» REQUIREMENT: Exact reproduction of the data is required, with images excluded.

— begin ROWS —

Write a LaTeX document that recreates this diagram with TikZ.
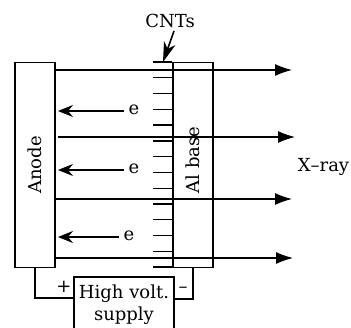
\documentclass[tikz,border=0pt]{standalone}
\usepackage{fontspec}
\setmainfont{DejaVu Serif}
\usetikzlibrary{arrows.meta,calc}
\tikzset{
  plate/.style={draw,line width=1.3pt,minimum width=40pt,minimum height=204.5pt,inner sep=0pt},
  wire/.style={line width=1.3pt},
  ray/.style={line width=1.2pt,-{Latex[length=17pt,width=12pt]}},
  electron/.style={line width=1.2pt,-{Stealth[length=15pt,width=12pt,inset=5pt]}},
  pointer/.style={line width=1.6pt,-{Stealth[length=20pt,width=12pt,inset=6pt]}},
  lbl/.style={font=\fontsize{18}{20}\selectfont,inner sep=0pt}
}
\begin{document}
\begin{tikzpicture}[x=1pt,y=-1pt]
  \useasboundingbox (0,0) rectangle (351,327);
  \clip (0,0) rectangle (351,327);

  % the two plates and the supply
  \node [plate,label={[lbl,rotate=90]center:Anode}] (anode) at (35,165) {};
  \node [plate] (base) at (193,165) {};
  \node [lbl,rotate=90] (baselabel) at (193,160) {Al base};
  \node [draw,line width=1.3pt,minimum width=100pt,minimum height=56pt,inner sep=0pt,
    align=center,font=\fontsize{18}{22}\selectfont] (supply) at (124,305) {High volt.\\supply};

  % the nanotubes on the base
  \foreach \i in {0,...,13}
    \draw [wire] (base.north west |- 0,62+15.77*\i) -- (153,62+15.77*\i);

  % wires to the supply
  \coordinate (plus) at (supply.west |- 0,298);
  \coordinate (minus) at (supply.east |- 0,299);
  \draw [wire] (anode.south) |- (plus);
  \draw [wire] (base.south) |- (minus);
  \node [lbl] (plussign) at (64,287) {+};
  \node [lbl] (minussign) at (183,290) {--};

  % X-rays
  \coordinate (r1) at (anode.east |- 0,70);
  \coordinate (r2) at (58,137);
  \coordinate (r3) at (anode.east |- 0,199);
  \coordinate (r4) at (anode.east |- 0,258);
  \draw [ray] (r1) -- (292,70);
  \draw [ray] (r2) -- (295,137);
  \draw [ray] (r3) -- (292,199);
  \draw [ray] (r4) -- (293,258);
  \node [lbl] (xray) at (323.5,167) {X--ray};

  % electrons
  \node [lbl] (e1) at (134,110) {e};
  \node [lbl] (e2) at (134,169) {e};
  \node [lbl] (e3) at (129,236) {e};
  \draw [electron] (e1.west |- 0,111) ++(-4,0) -- (58,111);
  \draw [electron] (e2.west |- 0,170) ++(-4,0) -- (58,170);
  \draw [electron] (e3.west |- 0,237) ++(-4,0) -- (58,237);

  % label of the nanotubes
  \node [lbl] (cnts) at (170,21) {CNTs};
  \coordinate (tube) at (163,62);
  \draw [pointer] (cnts.south) ++(4,3) -- (tube);
\end{tikzpicture}
\end{document}
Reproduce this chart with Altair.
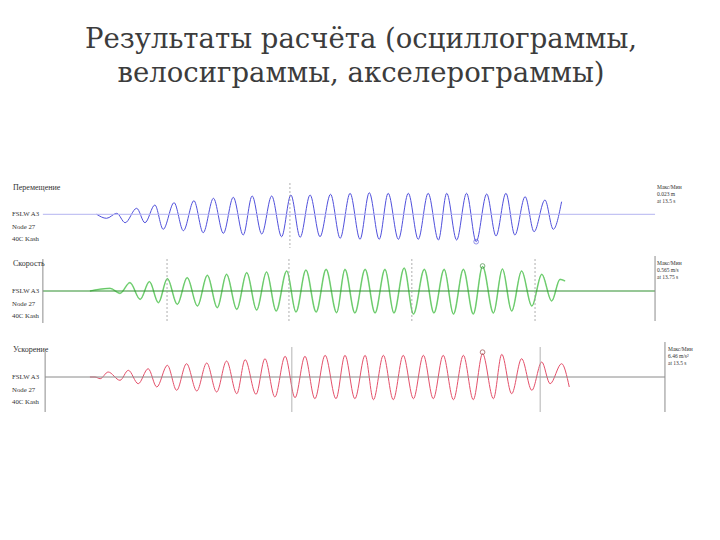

— end ROWS —

» PROBLEM SOLUTION:
Write a LaTeX document that recreates this diagram with TikZ.
\documentclass[tikz,border=0pt]{standalone}
\usepackage{fontspec}
\setmainfont{DejaVu Serif}
\usetikzlibrary{arrows.meta,calc}
\tikzset{
  plate/.style={draw,line width=1.3pt,minimum width=40pt,minimum height=204.5pt,inner sep=0pt},
  wire/.style={line width=1.3pt},
  ray/.style={line width=1.2pt,-{Latex[length=17pt,width=12pt]}},
  electron/.style={line width=1.2pt,-{Stealth[length=15pt,width=12pt,inset=5pt]}},
  pointer/.style={line width=1.6pt,-{Stealth[length=20pt,width=12pt,inset=6pt]}},
  lbl/.style={font=\fontsize{18}{20}\selectfont,inner sep=0pt}
}
\begin{document}
\begin{tikzpicture}[x=1pt,y=-1pt]
  \useasboundingbox (0,0) rectangle (351,327);
  \clip (0,0) rectangle (351,327);

  % the two plates and the supply
  \node [plate,label={[lbl,rotate=90]center:Anode}] (anode) at (35,165) {};
  \node [plate] (base) at (193,165) {};
  \node [lbl,rotate=90] (baselabel) at (193,160) {Al base};
  \node [draw,line width=1.3pt,minimum width=100pt,minimum height=56pt,inner sep=0pt,
    align=center,font=\fontsize{18}{22}\selectfont] (supply) at (124,305) {High volt.\\supply};

  % the nanotubes on the base
  \foreach \i in {0,...,13}
    \draw [wire] (base.north west |- 0,62+15.77*\i) -- (153,62+15.77*\i);

  % wires to the supply
  \coordinate (plus) at (supply.west |- 0,298);
  \coordinate (minus) at (supply.east |- 0,299);
  \draw [wire] (anode.south) |- (plus);
  \draw [wire] (base.south) |- (minus);
  \node [lbl] (plussign) at (64,287) {+};
  \node [lbl] (minussign) at (183,290) {--};

  % X-rays
  \coordinate (r1) at (anode.east |- 0,70);
  \coordinate (r2) at (58,137);
  \coordinate (r3) at (anode.east |- 0,199);
  \coordinate (r4) at (anode.east |- 0,258);
  \draw [ray] (r1) -- (292,70);
  \draw [ray] (r2) -- (295,137);
  \draw [ray] (r3) -- (292,199);
  \draw [ray] (r4) -- (293,258);
  \node [lbl] (xray) at (323.5,167) {X--ray};

  % electrons
  \node [lbl] (e1) at (134,110) {e};
  \node [lbl] (e2) at (134,169) {e};
  \node [lbl] (e3) at (129,236) {e};
  \draw [electron] (e1.west |- 0,111) ++(-4,0) -- (58,111);
  \draw [electron] (e2.west |- 0,170) ++(-4,0) -- (58,170);
  \draw [electron] (e3.west |- 0,237) ++(-4,0) -- (58,237);

  % label of the nanotubes
  \node [lbl] (cnts) at (170,21) {CNTs};
  \coordinate (tube) at (163,62);
  \draw [pointer] (cnts.south) ++(4,3) -- (tube);
\end{tikzpicture}
\end{document}
Reproduce this chart with Altair.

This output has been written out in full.